I believe in doing the right thing. Doing the right thing really makes me feel good and I would like to think that it makes the people around me feel good as well. I’m not saying that it is easy or that I am successful everyday in every situation, but each morning I wake up with the intention of choosing to do what is right.
Every school day morning when I go downstairs to have breakfast, there sits my brother. Now we don’t have one of those sweet brother sister relationships so I know that the meal may hold some challenges. As I descend the stairs I am thinking to myself, be cheerful, be nice. One day I sat down and smiled, he looked at me at let out a very loud fart. I immediately responded with “you are disgusting and sick!” The right thing to do would have been to ignore it and try to continue in a more positive direction. Ok, I was unsuccessful, but there have been a lot more times when I have shined.
One day my friends and I stopped for pizza at Dominos. I went in and picked up the pizza. When I got back to the car I realized that the casher had given me too much change. I went back inside and returned it. My friends thought I was crazy, but hey, if I hadn’t gotten enough change back, I would have gone back in and said something, so I did the right thing.
Another day I was so excited getting ready to go to a friends house for a party. Just as I was getting dressed I got a distress call from another friend. Her boyfriend had dumped her and she was devastated. It was tragic. What to do? I said, “hey let’s just have a girls night tonight.” She needed a friend. It was the right thing to do.

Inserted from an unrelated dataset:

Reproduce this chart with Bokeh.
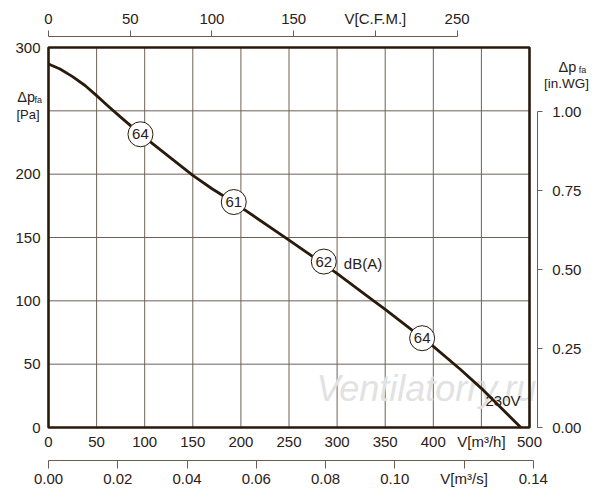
from bokeh.plotting import figure
from bokeh.models import (Range1d, LinearAxis, FixedTicker, BoxAnnotation, Label,
                          ColumnDataSource, NumeralTickFormatter)
from bokeh.embed import file_html
from bokeh.resources import INLINE
from bokeh.core.properties import value

# ---------------- data ----------------
flow_m3h = [0, 12, 25, 38, 50, 63, 75, 95, 120, 150, 170, 192, 250, 298, 338, 350, 388, 400, 428, 452, 491]
pressure_pa = [287, 283, 277, 270, 262, 253, 245, 232, 217, 199, 188.5, 178, 148, 122.6, 100, 93.3, 71, 64, 46, 29.5, 0]

noise_flow = [95.6, 192.6, 286.2, 388.4]
noise_pa = [231.5, 178, 131, 70.5]
noise_db = ["64", "61", "62", "64"]

x_ticks = [0, 50, 100, 150, 200, 250, 300, 350, 400, 450, 500]
y_grid = [0, 50, 100, 150, 200, 250, 300]
y_ticks = [0, 50, 100, 150, 200, 300]
cfm_ticks = [0, 50, 100, 150, 200, 250]
m3s_ticks = [0.0, 0.02, 0.04, 0.06, 0.08, 0.10, 0.12, 0.14]
inwg_ticks = [0.0, 0.25, 0.5, 0.75, 1.0]

M3H_PER_CFM = 1.699
M3H_PER_M3S = 3600.0
PA_PER_INWG = 249.09

X_MAX = x_ticks[-1]
Y_MAX = y_grid[-1]

# ---------------- layout (pixels) ----------------
W, H = 596, 496
BOX_LEFT_PX, BOX_BOTTOM_PX = 48, 427
PX_X = 481 / X_MAX      # px per m3/h
PX_Y = 380 / Y_MAX      # px per Pa


def dx(px):
    return (px - BOX_LEFT_PX) / PX_X


def dy(py):
    return (BOX_BOTTOM_PX - py) / PX_Y


X0, X1 = dx(0), dx(W)
Y0, Y1 = dy(H), dy(0)

TXT = "#2a2016"
DARK = "#2a1a0c"
AXC = "#6b5d50"
GRID = "#6e6256"
FONT = "Liberation Sans"

p = figure(width=W, height=H,
           x_range=Range1d(X0, X1), y_range=Range1d(Y0, Y1),
           output_backend="svg", toolbar_location=None,
           min_border_left=0, min_border_right=0,
           min_border_top=0, min_border_bottom=0,
           outline_line_color=None)
p.title.visible = False
p.xgrid.visible = False
p.ygrid.visible = False

p.extra_x_ranges = {"cfm": Range1d(X0 / M3H_PER_CFM, X1 / M3H_PER_CFM),
                    "m3s": Range1d(X0 / M3H_PER_M3S, X1 / M3H_PER_M3S)}
p.extra_y_ranges = {"inwg": Range1d(Y0 / PA_PER_INWG, Y1 / PA_PER_INWG)}


def style(ax, size="15px"):
    ax.major_label_text_font = FONT
    ax.major_label_text_font_size = size
    ax.major_label_text_color = TXT
    ax.minor_tick_line_color = None
    ax.minor_tick_out = 0
    ax.minor_tick_in = 0
    ax.major_tick_in = 0
    ax.axis_line_color = AXC
    ax.major_tick_line_color = AXC


# bottom m3/h axis (on the chart box bottom)
bx = p.xaxis[0]
style(bx)
bx.ticker = FixedTicker(ticks=x_ticks)
bx.major_label_overrides = {450: "V[m³/h]"}
bx.axis_line_color = None
bx.major_tick_line_color = None
bx.major_tick_out = 0
bx.major_label_standoff = 5
bx.fixed_location = 0

# left Pa axis
ly = p.yaxis[0]
style(ly)
ly.ticker = FixedTicker(ticks=y_ticks)
ly.axis_line_color = None
ly.major_tick_line_color = None
ly.major_tick_out = 0
ly.major_label_standoff = 8
ly.fixed_location = 0

# top CFM axis
tx = LinearAxis(x_range_name="cfm", ticker=FixedTicker(ticks=cfm_ticks), bounds=(0, 250))
style(tx)
tx.major_label_overrides = {200: "V[C.F.M.]"}
tx.major_tick_out = 6
tx.major_label_standoff = 3
tx.fixed_location = dy(35.7)
p.add_layout(tx, "above")

# right in.WG axis
ry = LinearAxis(y_range_name="inwg", ticker=FixedTicker(ticks=inwg_ticks), bounds=(0, 1.0),
                formatter=NumeralTickFormatter(format="0.00"))
style(ry)
ry.major_tick_out = 5
ry.major_label_standoff = 10
ry.fixed_location = dx(536.7)
p.add_layout(ry, "right")

# bottom m3/s axis
sx = LinearAxis(x_range_name="m3s", ticker=FixedTicker(ticks=m3s_ticks), bounds=(0, 0.14),
                formatter=NumeralTickFormatter(format="0.00"))
style(sx)
sx.major_label_overrides = {0.12: "V[m³/s]"}
sx.major_tick_out = 8
sx.major_label_standoff = 1
sx.fixed_location = dy(460)
p.add_layout(sx, "below")

# grid lines inside the chart box
gx = x_ticks[1:-1]
gy = y_grid[1:-1]
p.segment(x0=gx, y0=[0] * len(gx), x1=gx, y1=[Y_MAX] * len(gx), line_color=GRID, line_width=1)
p.segment(x0=[0] * len(gy), y0=gy, x1=[X_MAX] * len(gy), y1=gy, line_color=GRID, line_width=1)

# watermark
p.text(x=[dx(316)], y=[dy(388)], text=["Ventilatorry.ru"], text_font=value(FONT),
       text_font_style="italic", text_font_size="36px", text_color="#e2e2e2",
       text_baseline="middle", text_align="left")

# frame box
p.add_layout(BoxAnnotation(left=0, right=X_MAX, bottom=0, top=Y_MAX, fill_color=None,
                           line_color=DARK, line_width=2.6, line_alpha=1))

# fan curve
p.line(flow_m3h, pressure_pa, line_color=DARK, line_width=2.8, line_join="round")

# noise markers
src = ColumnDataSource(dict(x=noise_flow, y=noise_pa, t=noise_db))
p.scatter("x", "y", source=src, marker="circle", size=25, fill_color="white",
          line_color=DARK, line_width=1)
p.text("x", "y", text="t", source=src, text_font=value(FONT), text_font_size="15px",
       text_color=TXT, text_align="center", text_baseline="middle")

p.text(x=[dx(343.3)], y=[dy(262.5)], text=["dB(A)"], text_font=value(FONT), text_font_size="15px",
       text_color=TXT, text_align="left", text_baseline="middle")
p.text(x=[dx(485)], y=[dy(400)], text=["230V"], text_font=value(FONT), text_font_size="15px",
       text_color=TXT, text_align="left", text_baseline="middle")


# axis titles (Δp_fa)
def lab(px, py, t, size):
    p.add_layout(Label(x=dx(px), y=dy(py), text=t, text_font=FONT, text_font_size=size,
                       text_color=TXT, text_baseline="alphabetic", text_align="left"))


lab(16.7, 96.5, "Δp", "14.5px")
lab(34.0, 99.0, "fa", "9px")
lab(16.0, 113.5, "[Pa]", "13px")
lab(558.0, 66.5, "Δp", "14.5px")
lab(578.3, 69.5, "fa", "9px")
lab(543.5, 83.2, "[in.WG]", "13.5px")

open("out.html", "w").write(file_html(p, INLINE))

It’s not just the obvious things that I think about when I think about doing the right thing like not lying, cheating, stealing, and trying to be a good person. It is the little things in life too. When I am walking along my favorite stretch of the wall on north beach and I see a plastic bottle on the sidewalk, I pick it up and bring it to the next garbage can. When I am shopping in the mall and there is a shirt off the rack or a package on the floor in the isle, I pick it up and put it back in place. I try to give a warm smile and turn my head like “no big deal” when I see someone in an embarrassing situation. I try to not join in on caddy conversations, that is a hard one, even harder is pointing out that being mean is well, mean, and we shouldn’t be doing it.
My beliefs, like my life, are growing and changing. I do think though that doing the right thing is so basic, that it will be with me forever. So like I said, I might not always be successful, but when I am, it makes me feel good about myself, and may even be a positive impact on the people around me. This I believe.